THREE decades are too long a period to milk the same plank. Satraps aged and passed batons to their offspring. Original proponents toiled hard amidst the masses. Their offspring grew up in comforts. Satraps were grounded. Offspring show up at stages. Satraps lorded over a large base of peers. Offspring have few.
Messrs Mulayam Singh Yadav, Lalu Prasad, Om Prakash Choutala, Kansi Ram, Ram Vilas Paswan, and others have faded. They indeed passed batons to their respective heirs. Likes of Akhilesh Yadav, Tejaswi Yadav, Ajay Choutala, Mayawati have reaped gains of last gust of legacies of satraps. They stuck to old plank, and refused to evolve with times. Consequently, they were struck with full might of fast changing demographic profile. Paswan, indeed, survived, but only for reason that he he read the changing weather well to clutch onto season's flavor.

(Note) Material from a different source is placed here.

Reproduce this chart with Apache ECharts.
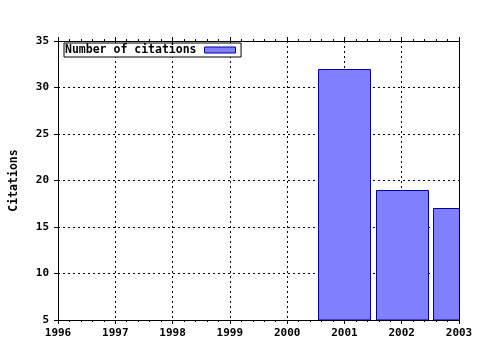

A few other remnants of 1990s, which include the likes of H D Kumaraswamy, stay alive with the power of arithmetic in Indian politics.
Yet, a few of social justice campaigners who branched out of caste satraps remain potent till days by perfecting social welfarism. Navin Patnaik and Nitish Kumar aren't caste satraps, but couched in all pervasive welfarism suited to their turfs abundant with poverty.
Electoral rise of the BJP and Congress would undeniably shrink spaces for casteist political outfits. Not that the BJP and Congress aren't embedded in caste arithmetic, but they stitch broader equations with national narratives. People haven't also shunned casteism in their preferences. Socially caste is arguably more explicit. But political import of caste identities in electoral politics is evidently wilting with emergence of strong leadership at the national level.
That a few of the chief ministers -- Kamal Nath, Devendra Fadanvis, Manohar Lal Khattar, Raghubar Das, Arvind Kejriwal, Vijay Rupani -- come from electorally insignificant caste groups demonstrate that the fast changing demography and their aspirations are guiding Indian politics to an altogether new territory.
Emergence of nationalism on the back of popular fatigue and angst against terror strikes in the country could possibly deliver the knock out punch to already weakened caste politics. The youth, particularly, has explicit aversion to status quoism. What passed on as fatalistic sense of resignation is not popularly accepted. That India struck against sources of terrorism is an undercurrent sweeping through the youth yearning for a collective catharsis from mortal blows of status quoism.
RISK takers, indeed, are rewarded. A Modi led BJP has a rare opportunity to push electoral caste into oblivion. Rahul Gandhi led Congress could also draw a sense of relief, that the lost turf to caste satrap is up for grabs sooner.